Visual artist, composer and vocalist Sahra Motalebi will continue her work on Rendering What Remains, a 40 minute opera that includes multiple staged performances, video, sculpture installations and a novella. While at Watermill, Motalebi will further develop a section of the piece’s musical dialog called Flesh, Format. As part of the larger project, the piece explores the inner lives of two sisters living in dissimilar circumstances 100 years from now — orbiting themes of spiritual ritual, loss, interiority, as well as the indeterminate contours of relationally and intimacy in the digital age.
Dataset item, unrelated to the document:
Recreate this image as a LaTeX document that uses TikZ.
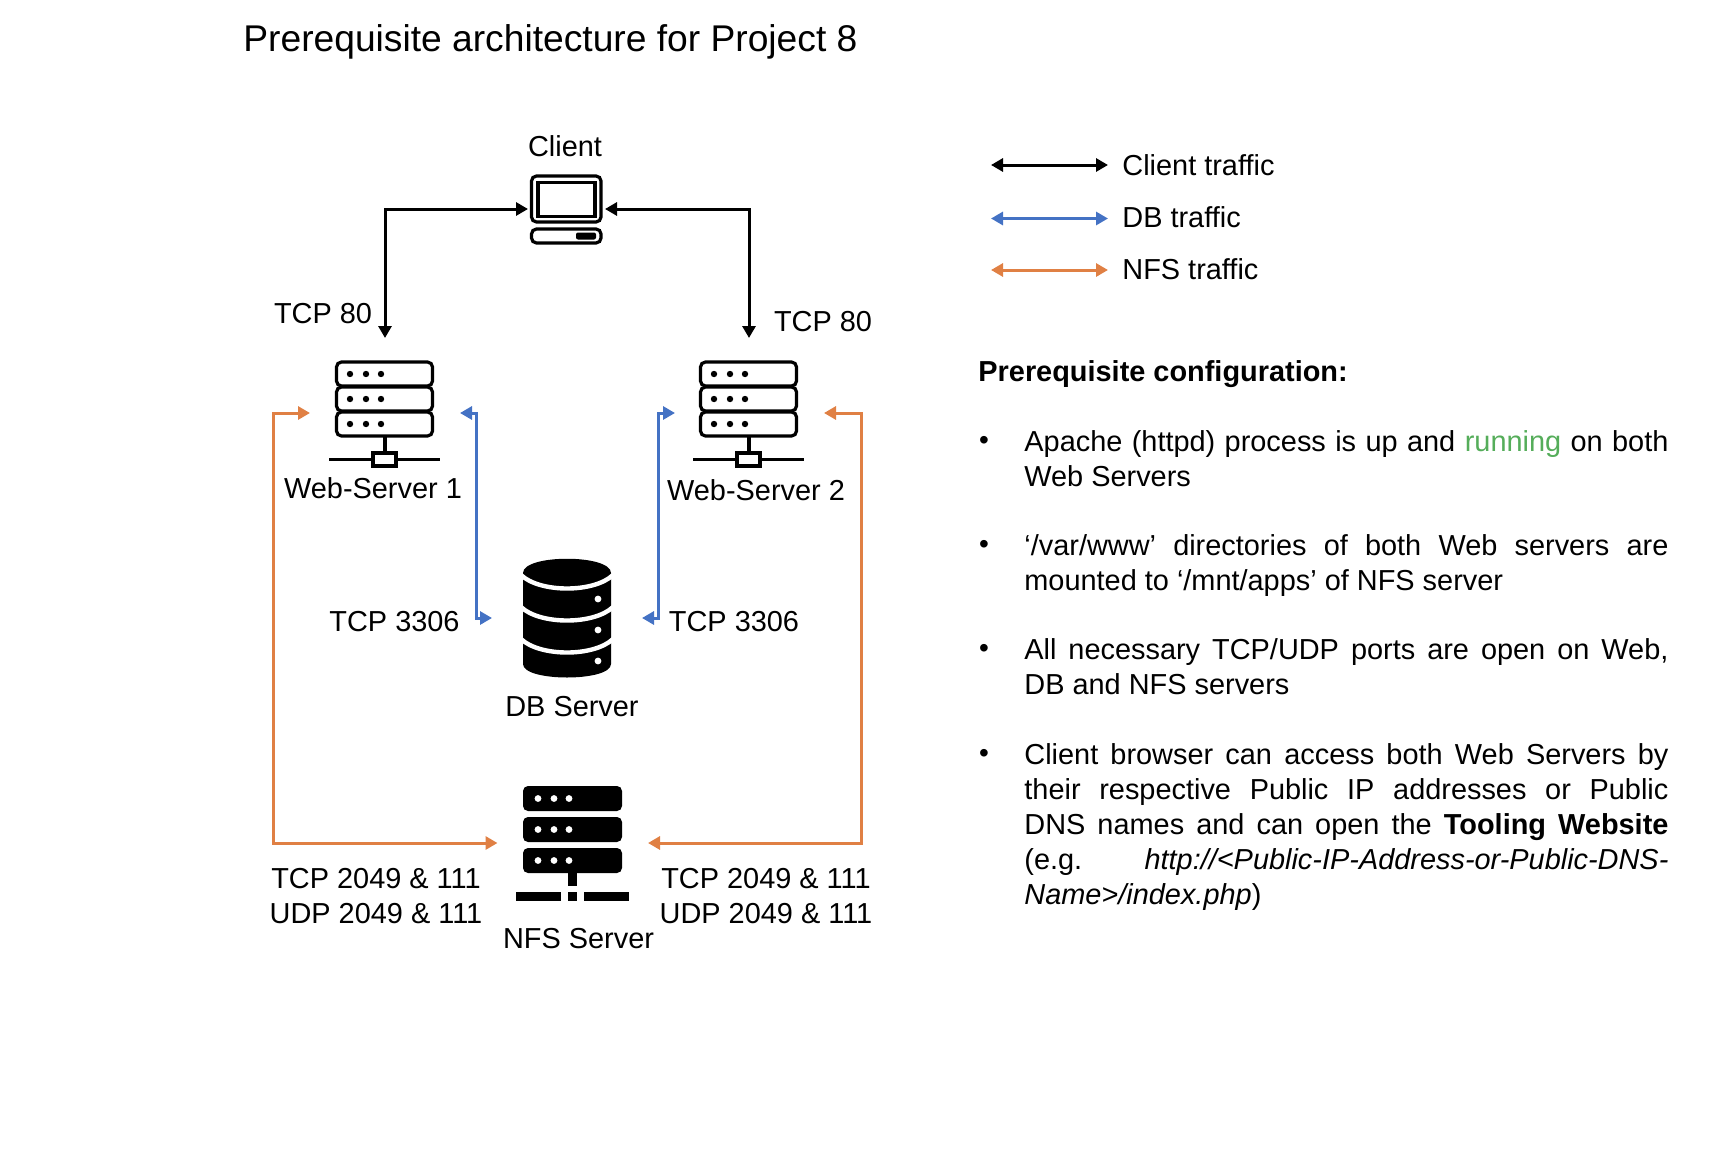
\documentclass[tikz,border=0pt]{standalone}
\usepackage{fontspec}
\setmainfont{Liberation Sans}
\usepackage{xcolor}
\usetikzlibrary{arrows.meta}
\definecolor{dbblue}{HTML}{4472C4}
\definecolor{nfsorange}{HTML}{E08044}
\definecolor{upgreen}{HTML}{55AD5A}

\begin{document}
\begin{tikzpicture}[
    x=0.5pt, y=-0.5pt,
    >={Triangle[length=6pt, width=6.5pt]},
    % Styles
    label/.style={font=\fontsize{14.45}{17.5}\selectfont, inner sep=0pt, anchor=base},
    legendtext/.style={label, anchor=base west},
    para/.style={font=\fontsize{14.45}{17.5}\selectfont, inner sep=0pt, anchor=north west,
        text width=322pt, align=justify},
    bulletmark/.style={font=\fontsize{14}{16}\selectfont, inner sep=0pt, anchor=base},
    clientarr/.style={<->, line width=1.5pt},
    dbarr/.style={<->, line width=1.5pt, dbblue},
    nfsarr/.style={<->, line width=1.5pt, nfsorange},
    icon/.style={line width=1.6pt, rounded corners=2.5pt},
    webrack/.pic={
        \foreach \ytop in {0,25,50} {
            \draw[icon] (-48.5,\ytop+1) rectangle (47.5,\ytop+25);
            \foreach \xdot in {-35,-19,-4} \fill (\xdot,\ytop+13) circle (1.6pt);
        }
        \draw[line width=1.6pt] (0,76) -- (0,92);
        \draw[line width=1.6pt] (-56,98.5) -- (-12,98.5) (12,98.5) -- (55,98.5);
        \draw[line width=1.6pt] (-12,92) rectangle (11,105);
    },
]
\useasboundingbox (0,0) rectangle (1722,1172);

% ===== Title =====
\node[label, anchor=base west, font=\fontsize{18.6}{22}\selectfont] (title) at (243,52)
    {Prerequisite architecture for Project 8};

% ===== Client =====
\node[label] (clientlabel) at (565,156) {Client};
\draw[icon] (531.5,176) rectangle (601,222);
\draw[line width=1.6pt] (538,182.5) rectangle (595,216.5);
\draw[icon] (531.5,229) rectangle (601,243);
\fill[rounded corners=1pt] (576,232.5) rectangle (596,239.5);
\coordinate (clientw) at (528,209);
\coordinate (cliente) at (605,209);

% ===== Web servers =====
\pic (web1) at (385,361) {webrack};
\pic (web2) at (749,361) {webrack};
\node[label] (web1label) at (373,498) {Web-Server 1};
\node[label] (web2label) at (756,500) {Web-Server 2};
\coordinate (web1n) at (385,338);
\coordinate (web2n) at (749,338);
\coordinate (web1w) at (310,413);
\coordinate (web1e) at (460,413);
\coordinate (web2w) at (675,413);
\coordinate (web2e) at (824,413);

% ===== DB server =====
\fill (523,573) .. controls (523,554) and (611,554) .. (611,573)
    -- (611,664) .. controls (611,682) and (523,682) .. (523,664) -- cycle;
\foreach \yarc in {575,607,639}
    \draw[white, line width=2.2pt] (521,\yarc) .. controls (540,\yarc+18) and (594,\yarc+18) .. (613,\yarc);
\foreach \ydot in {599,630,661}
    \fill[white] (598,\ydot) circle (1.7pt);
\node[label] (dblabel) at (572,716) {DB Server};
\coordinate (dbw) at (492,618);
\coordinate (dbe) at (642,618);

% ===== NFS server =====
\foreach \ytop in {786,817,848} {
    \fill[rounded corners=2.5pt] (523,\ytop) rectangle (622,\ytop+25);
    \foreach \xdot in {538,554,569} \fill[white] (\xdot,\ytop+12.5) circle (1.7pt);
}
\fill (568,873) rectangle (577,886);
\fill (568,892) rectangle (577,901);
\fill (516,892) rectangle (561,901);
\fill (584,892) rectangle (629,901);
\node[label] (nfslabel) at (578.5,948.5) {NFS Server};
\coordinate (nfsw) at (497.5,843);
\coordinate (nfse) at (648,843);

% ===== Connectors =====
\coordinate (dbleft) at (476,618);
\coordinate (dbright) at (658,618);
\coordinate (nfsleft) at (273,843);
\coordinate (nfsright) at (861,843);
\draw[clientarr] (clientw) -| (web1n);
\draw[clientarr] (cliente) -| (web2n);
\draw[dbarr] (web1e) -| (dbleft) -- (dbw);
\draw[dbarr] (dbe) -- (dbright) |- (web2w);
\draw[nfsarr] (web1w) -| (nfsleft) -- (nfsw);
\draw[nfsarr] (web2e) -| (nfsright) -- (nfse);

% ===== Port labels =====
\node[label] (tcp80a) at (323,323) {TCP 80};
\node[label] (tcp80b) at (823,331) {TCP 80};
\node[label] (tcp3306a) at (394.5,631) {TCP 3306};
\node[label] (tcp3306b) at (734,631) {TCP 3306};
\node[label] (tcpnfsa) at (376,888.5) {TCP 2049 \& 111};
\node[label] (udpnfsa) at (376,923) {UDP 2049 \& 111};
\node[label] (tcpnfsb) at (766,888.5) {TCP 2049 \& 111};
\node[label] (udpnfsb) at (766,923) {UDP 2049 \& 111};

% ===== Legend =====
\coordinate (keya) at (991,165);
\coordinate (keyb) at (1108,165);
\coordinate (keyc) at (991,218.5);
\coordinate (keyd) at (1108,218.5);
\coordinate (keye) at (991,270);
\coordinate (keyf) at (1108,270);
\draw[clientarr] (keya) -- (keyb);
\draw[dbarr] (keyc) -- (keyd);
\draw[nfsarr] (keye) -- (keyf);
\node[legendtext] (keyclient) at (1122,175) {Client traffic};
\node[legendtext] (keydb) at (1122,227) {DB traffic};
\node[legendtext] (keynfs) at (1122,279.5) {NFS traffic};

% ===== Configuration list =====
\node[legendtext, font=\fontsize{14.45}{17.5}\selectfont\bfseries] (confhead) at (978,381)
    {Prerequisite configuration:};

\node[bulletmark] (b1) at (984,449) {•};
\node[para] (p1) at (1024,430)
    {Apache (httpd) process is up and \textcolor{upgreen}{running} on both\linebreak Web Servers};
\node[bulletmark] (b2) at (984,553) {•};
\node[para] (p2) at (1024,534)
    {‘/var/www’ directories of both Web servers are\linebreak mounted to ‘/mnt/apps’ of NFS server};
\node[bulletmark] (b3) at (984,657) {•};
\node[para] (p3) at (1024,638)
    {All necessary TCP/UDP ports are open on Web,\linebreak DB and NFS servers};
\node[bulletmark] (b4) at (984,762) {•};
\node[para] (p4) at (1024,743)
    {Client browser can access both Web Servers by\linebreak
     their respective Public IP addresses or Public\linebreak
     DNS names and can open the \textbf{Tooling Website}\linebreak
     (e.g. \textit{http://<Public-IP-Address-or-Public-DNS-}\linebreak
     \textit{Name>/index.php})};

\end{tikzpicture}
\end{document}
Semi-autobiographical, the libretto is based on a year-long period of online communication between Motalebi and her sister living in Iran, to whom she bares a striking resemblance but has never met in person. Motalebi plays both herself and her sibling, utilizing experimental musical structure, narrative chorus, and visual dramaturgy to move between these two characters imaging each other.